I spoke with Don a few minutes before the announcement and he said,
“Portland has been pursuing us since last September…and now they have really stepped up and basically said, ‘what can we do to help you.’ We had a few bumps in the road, but we overcame those and I am very excited about ’08.”
The saga of his decision started early last October, when the Portland Development Commission made clear their intentions of trying to lure Walker and his popular event.
Walker was ready to sign on the dotted line after a visit to Portland, but when Eurobike made their big announcement to hold a major bicycle trade show in Portland, Walker decided to walk away from his Portland plans.
Walker was “heartbroken” that he was not told about the Eurobike show plans (the company behind Eurobike did not manage their communications well).

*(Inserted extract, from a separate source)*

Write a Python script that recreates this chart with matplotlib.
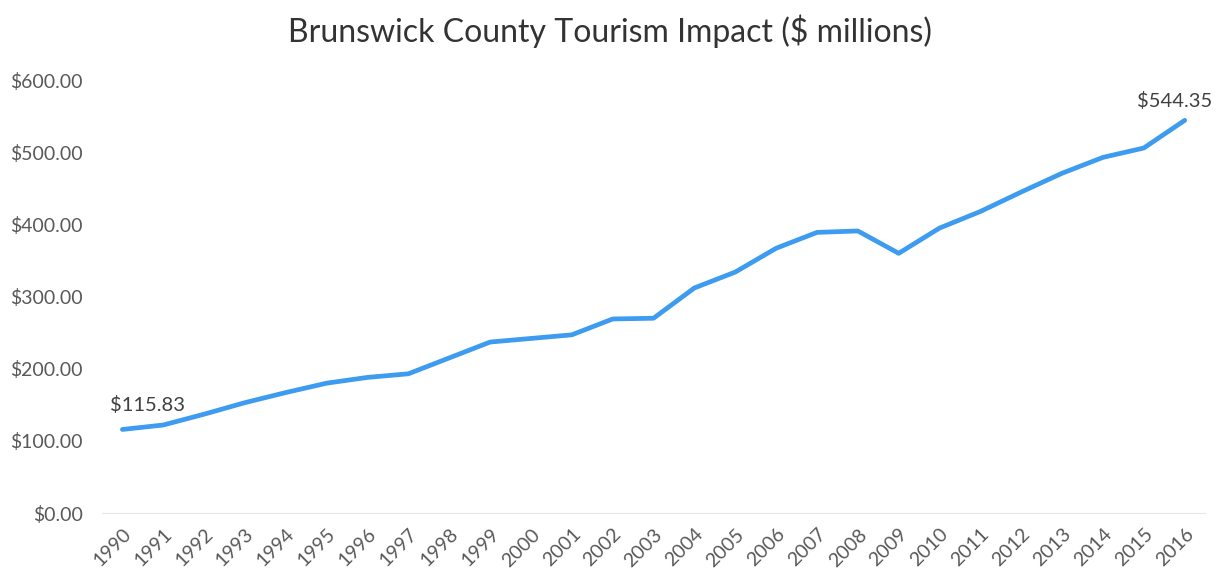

Walker wanted to be the only game in town so he looked for other options and was leaning toward Providence, Rhode Island as a possible host city.
Portland is a natural choice for the Handmade Bike Show. We have arguably the largest and most talented pool of custom bike builders in the country and a community that not only loves bikes, but also appreciates the do-it-yourself attitude and skilled craftsmanship of these builders.
Rumors have been swirling around the show all week that Portland would be next year’s location and ideas and plans are already taking shape.
It’s safe to say next year’s event will have a uniquely Portland flavor.
One thing is certain, whatever bar is the official watering hole will get a huge boost in business. Last night at the official hotel of this year’s show, the bar ran out of glasses and one bartender told me she “couldn’t pour fast enough for all the cyclists.”